ABOUT

Hi, I’m Christopher Conway (Ph.D. in Literature, University of California San Diego 1996). I’m the author of The Cult of Bolívar in Latin American Literature (2003) and the editor of The U.S.-Mexican War: A Binational Reader (forthcoming March 2010) and the Peruvian Traditions by Ricardo Palma (Oxford University Press, 2004). I have also published numerous papers on Mexican and Latin American literary and intellectual history, including “Birds of a Feather: Pollos and the Nineteenth-Century Prehistory of Mexican Homosexuality”, a book chapter appear in Building Nineteenth-Century Latin America: Re-Rooted Cultures, Identities, and Nations, edited by William G. Acree and Juan Carlos González Espitia (Vanderbilt University Press, 2010). My current research is on nineteenth-century Mexican literature and culture.
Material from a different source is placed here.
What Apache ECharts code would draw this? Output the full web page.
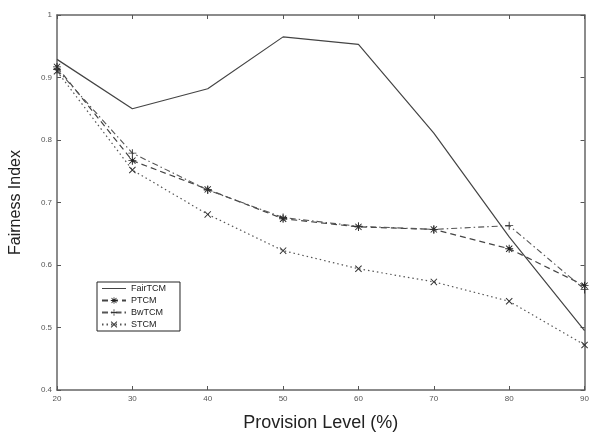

I am currently an Associate Professor of Spanish in the Department of Modern Languages at the University of Texas Arlington, where I teach advanced undergraduate classes and Master’s level classes. I am also the Faculty Co-Chair of the University of Texas Arlington OneBook Program. In this role, I collaborate with Dr. Dawn Remmers, the Director of University Advising and Student Success, to oversee the selection of a book that all incoming first year students read in English 1301, as well as a yearly topic for the UT Arlington community to discuss and explore through university programming. In the Fall of 2007, I received the Alicia Wilkerson Smotherman Faculty Teaching Award from the College of Liberal Arts at UT Arlington. I was also lucky enough to be nominated for the Chancellor’s Teaching Award in 2008.